В центре стоял мэр, типичный мелкопоместный дворянин из абиссинцев, рослый, тучный, одноглазый. Мы не сразу поняли, можно ли ждать от него дружелюбного отношения; стали искушать его при помощи виски, но услышали, что человек постится, – это было не к добру. Он сказал, что получил распоряжение нас задержать. Пришлось объяснить, что мы уже слышали эту историю в Коромаче; там недоразумение разрешилось. Люди поняли свою ошибку. Мы предъявили ему свои пропуска. Да, признал он, документы в полном порядке. Ему просто требуется переписать наши имена и составить для нас рекомендательное письмо к другим дорожным патрулям; так что не соизволим ли мы пройти с ним в государственную канцелярию.
Это обнадеживало, но Джеймс добавил к своему переводу:
– Я думаю, сэр, что это врун-человек.
Теперь к нашей группе присоединилась женщина-прокаженная; все вместе мы неторопливо зашагали по траве к губернаторским постройкам.
Главным зданием служила прямоугольная неприветливая хижина. Мы зашли внутрь. Телефонист в тот день занемог; он лежал на своей койке в самом темном углу. Рядом с ним сидел начальник полиции: беззубый старик в немыслимой фуражке набекрень. Эти трое какое-то время поговорили о нас.
– Они не хотят разрешить нам ехать, но они немного боятся, – объяснил Джеймс. – Вы должны притвориться, что вы гневаетесь.
Мы притворились, что гневаемся.
– Они
Полемика следовала почти тем же курсом, что и вчера, но одноглазого мэра не впечатлили наши разрешения на проезд. Сначала он сделал вид, что не может их прочесть; затем посетовал, что подпись какая-то сомнительная, потом заявил, что разрешение на поездку в Десси у нас действительно имеется, а вот получить разрешение на выезд из Аддис-Абебы мы не удосужились. Это простая формальность, добавил он; пока не поздно, лучше повернуть назад и оформить все как положено.

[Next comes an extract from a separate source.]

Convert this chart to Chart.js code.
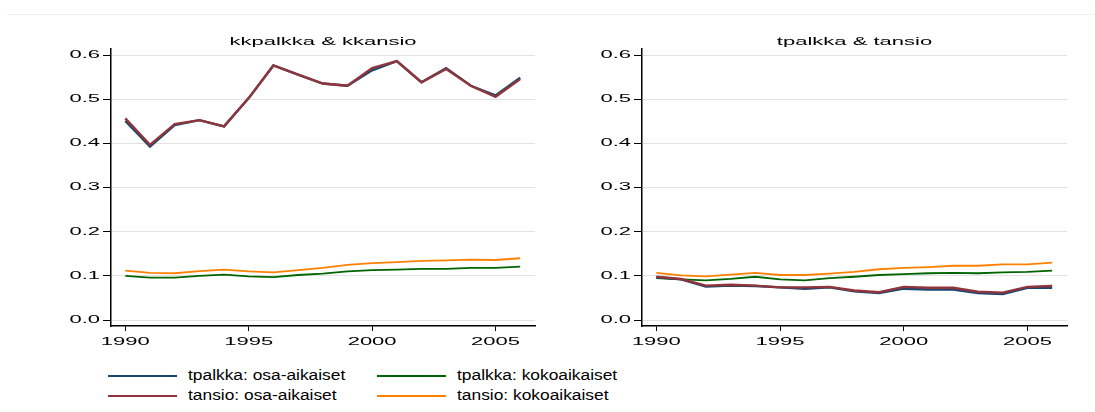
<!DOCTYPE html>
<html>
<head>
<meta charset="utf-8">
<script src="https://cdn.jsdelivr.net/npm/chart.js@4/dist/chart.umd.min.js"></script>
<style>
  body { margin: 0; background: #fff; font-family: "Liberation Sans", Arial, sans-serif; }
  #wrap { position: relative; width: 1095px; height: 412px; overflow: hidden; }
  #topline { position: absolute; left: 7px; right: 0; top: 14px; height: 1px; background: #efefef; }
  canvas { position: absolute; top: 0; }
  #c1 { left: 0; }
  #c2 { left: 548px; }
  .sw { position: absolute; width: 69px; height: 2px; }
  .lt { position: absolute; font-size: 14px; line-height: 14px; color: #000; transform: scaleX(1.24); transform-origin: left center; white-space: nowrap; }
</style>
</head>
<body>
<div id="wrap">
  <div id="topline"></div>
  <canvas id="c1" width="548" height="350"></canvas>
  <canvas id="c2" width="547" height="350"></canvas>
  <div id="legend"></div>
</div>
<script>
// years and tick labels
const years = [1990,1991,1992,1993,1994,1995,1996,1997,1998,1999,2000,2001,2002,2003,2004,2005,2006];
const xTicks = [1990, 1995, 2000, 2005];
const yTicks = [0, 0.1, 0.2, 0.3, 0.4, 0.5, 0.6];

// kkpalkka & kkansio
const kkPalkkaOsa  = [0.451,0.393,0.442,0.453,0.439,0.503,0.577,0.556,0.536,0.531,0.566,0.587,0.539,0.571,0.531,0.509,0.549];
const kkPalkkaKoko = [0.100,0.096,0.096,0.100,0.103,0.099,0.097,0.102,0.105,0.110,0.113,0.114,0.116,0.116,0.118,0.118,0.121];
const kkAnsioOsa   = [0.457,0.397,0.444,0.453,0.439,0.503,0.577,0.556,0.536,0.531,0.571,0.587,0.539,0.569,0.531,0.506,0.546];
const kkAnsioKoko  = [0.112,0.107,0.106,0.111,0.114,0.110,0.108,0.113,0.118,0.125,0.129,0.131,0.134,0.135,0.137,0.136,0.140];

// tpalkka & tansio
const tPalkkaOsa  = [0.097,0.092,0.076,0.078,0.077,0.074,0.071,0.074,0.065,0.061,0.071,0.069,0.069,0.061,0.059,0.073,0.073];
const tPalkkaKoko = [0.095,0.092,0.090,0.093,0.098,0.092,0.090,0.095,0.098,0.102,0.104,0.106,0.107,0.106,0.108,0.109,0.112];
const tAnsioOsa   = [0.098,0.093,0.078,0.080,0.078,0.074,0.074,0.075,0.067,0.063,0.075,0.073,0.073,0.064,0.062,0.075,0.077];
const tAnsioKoko  = [0.107,0.101,0.099,0.103,0.107,0.102,0.102,0.105,0.109,0.115,0.118,0.120,0.123,0.123,0.126,0.126,0.130];

const seriesNames = ["tpalkka: osa-aikaiset", "tpalkka: kokoaikaiset", "tansio: osa-aikaiset", "tansio: kokoaikaiset"];
const colors = ["#1a476f", "#006400", "#90353b", "#ff8000"];

// the source picture has wide, flat lettering: stretch text drawn on the canvas
function stretchText(ctx, sx) {
  const fill = ctx.fillText.bind(ctx);
  const measure = ctx.measureText.bind(ctx);
  ctx.fillText = function(text, x, y) {
    ctx.save();
    ctx.translate(x, y);
    ctx.scale(sx, 1);
    fill(text, 0, 0);
    ctx.restore();
  };
  ctx.measureText = function(text) {
    const m = measure(text);
    return {
      width: m.width * sx,
      actualBoundingBoxAscent: m.actualBoundingBoxAscent,
      actualBoundingBoxDescent: m.actualBoundingBoxDescent,
      actualBoundingBoxLeft: m.actualBoundingBoxLeft * sx,
      actualBoundingBoxRight: m.actualBoundingBoxRight * sx
    };
  };
}

function pts(vals) {
  return vals.map((v, i) => ({x: years[i], y: v}));
}

function makeChart(id, title, data, yWidth, padRight) {
  const canvas = document.getElementById(id);
  const ctx = canvas.getContext("2d");
  stretchText(ctx, 2.2);
  // draw order: red over blue
  const sets = [2, 0, 1, 3].map(k => ({
    label: seriesNames[k],
    data: pts(data[k]),
    borderColor: colors[k],
    borderWidth: k === 0 || k === 2 ? 2.4 : 1.8,
    pointRadius: 0,
    tension: 0,
    fill: false
  }));
  return new Chart(ctx, {
    type: "line",
    data: { datasets: sets },
    options: {
      responsive: false,
      animation: false,
      layout: { padding: { left: 0, right: padRight, top: 0, bottom: 0 } },
      plugins: {
        legend: { display: false },
        tooltip: { enabled: false },
        title: {
          display: true,
          text: title,
          fullSize: false,
          color: "#000",
          font: { family: "Liberation Sans", size: 10, weight: "normal", lineHeight: 1.2 },
          padding: { top: 36, bottom: 1 }
        }
      },
      scales: {
        x: {
          type: "linear",
          min: 1989.42,
          max: 2006.6,
          afterBuildTicks: s => { s.ticks = xTicks.map(v => ({value: v})); },
          afterFit: s => { s.height = 24; },
          ticks: {
            autoSkip: false, maxRotation: 0, padding: 5, color: "#000",
            font: { family: "Liberation Sans", size: 10 },
            callback: v => String(v)
          },
          grid: { drawOnChartArea: false, tickLength: 5, tickColor: "#000", tickWidth: 1 },
          border: { display: true, color: "#000", width: 1.5 }
        },
        y: {
          min: -0.0136,
          max: 0.6143,
          afterBuildTicks: s => { s.ticks = yTicks.map(v => ({value: v})); },
          afterFit: s => { s.width = yWidth; },
          ticks: {
            padding: 3, color: "#000",
            font: { family: "Liberation Sans", size: 10 },
            callback: v => Number(v).toFixed(1)
          },
          grid: { color: "#e2e2e2", lineWidth: 1, tickLength: 8, tickColor: "#000", tickWidth: 1 },
          border: { display: true, color: "#000", width: 1.5 }
        }
      }
    }
  });
}

makeChart("c1", "kkpalkka & kkansio", [kkPalkkaOsa, kkPalkkaKoko, kkAnsioOsa, kkAnsioKoko], 111, 13);
makeChart("c2", "tpalkka & tansio", [tPalkkaOsa, tPalkkaKoko, tAnsioOsa, tAnsioKoko], 94, 28);

// shared legend under both panels
const legendPos = [[108, 376], [377, 376], [108, 396], [377, 396]];
const legendOrder = [0, 1, 2, 3];
let html = "";
legendOrder.forEach((k, i) => {
  const [lx, ly] = legendPos[i];
  html += `<div class="sw" style="left:${lx}px;top:${ly - 1}px;background:${colors[k]}"></div>`;
  html += `<div class="lt" style="left:${lx + 80}px;top:${ly - 8}px">${seriesNames[k]}</div>`;
});
document.getElementById("legend").innerHTML = html;
</script>
</body>
</html>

И тут мы сделали неверный ход. Предложили, чтобы он сам оформил за нас документы по телефону. А он только этого и ждал. Конечно, так он и поступит. Только это не быстро делается. Негоже людям нашего положения стоять на солнцепеке. Нам бы сейчас поставить палатку да отдохнуть. Его люди помогут.
Продолжи мы сердиться, у нас, возможно, что-нибудь бы и получилось, но мы дали слабину и выразили свое согласие, поставили палатку и уселись покурить. Через час я отправил Джеймса разузнать, на каком мы свете. По возвращении он сообщил, что никаких попыток связаться с Аддисом не предпринимается. Нам нужно вернуться в канцелярию и снова гневаться.
Мы застали мэра, когда тот вершил правосудие: единственный глаз-бусина сверлил участников тяжбы, которые на расстоянии нескольких дюймов от него отстаивали каждый свою позицию с неукротимой энергией, обычной для абиссинского судопроизводства. Мэру решительно не понравилось, что его отвлекают. Он большой человек, заметил он. Мы объяснили, что и сами – большие люди. Он добавил, что телефонист сильно занемог, что линия занята, а в Гебби никто не отвечает, и вообще сейчас пост, время обеденное, час уже слишком поздний и еще слишком ранний, что он занят серьезным общественным делом, а Джеймс ведет себя оскорбительно и лживо, переводит не все, сказанное мэром, и не все, сказанное нами, а вместо этого пытается затеять ссору по простому вопросу, для которого есть только одно решение: нам следует дождаться второй половины дня, а потом явиться на прием повторно.
Не знаю, что сказал Джеймс, но в результате судопроизводство было приостановлено и состоялось посещение телефонной хижины, где начальник полиции вращением руки изобразил неработающее устройство. Мы составили телеграмму на имя Лоренцо, протестуя – в обычных для Ассоциации иностранной прессы выражениях – против нашего необоснованного удержания в плену вопреки безоговорочному разрешению. Надежды на то, что Лоренцо растрогается, было мало; но замысел состоял в том, чтобы произвести впечатление на мэра.
– Они
Что не помешало местному начальству преспокойно усесться за обед, оставив текст нашего сообщения в руках прикованного к постели, а теперь уж, наверное, агонизирующего телефониста.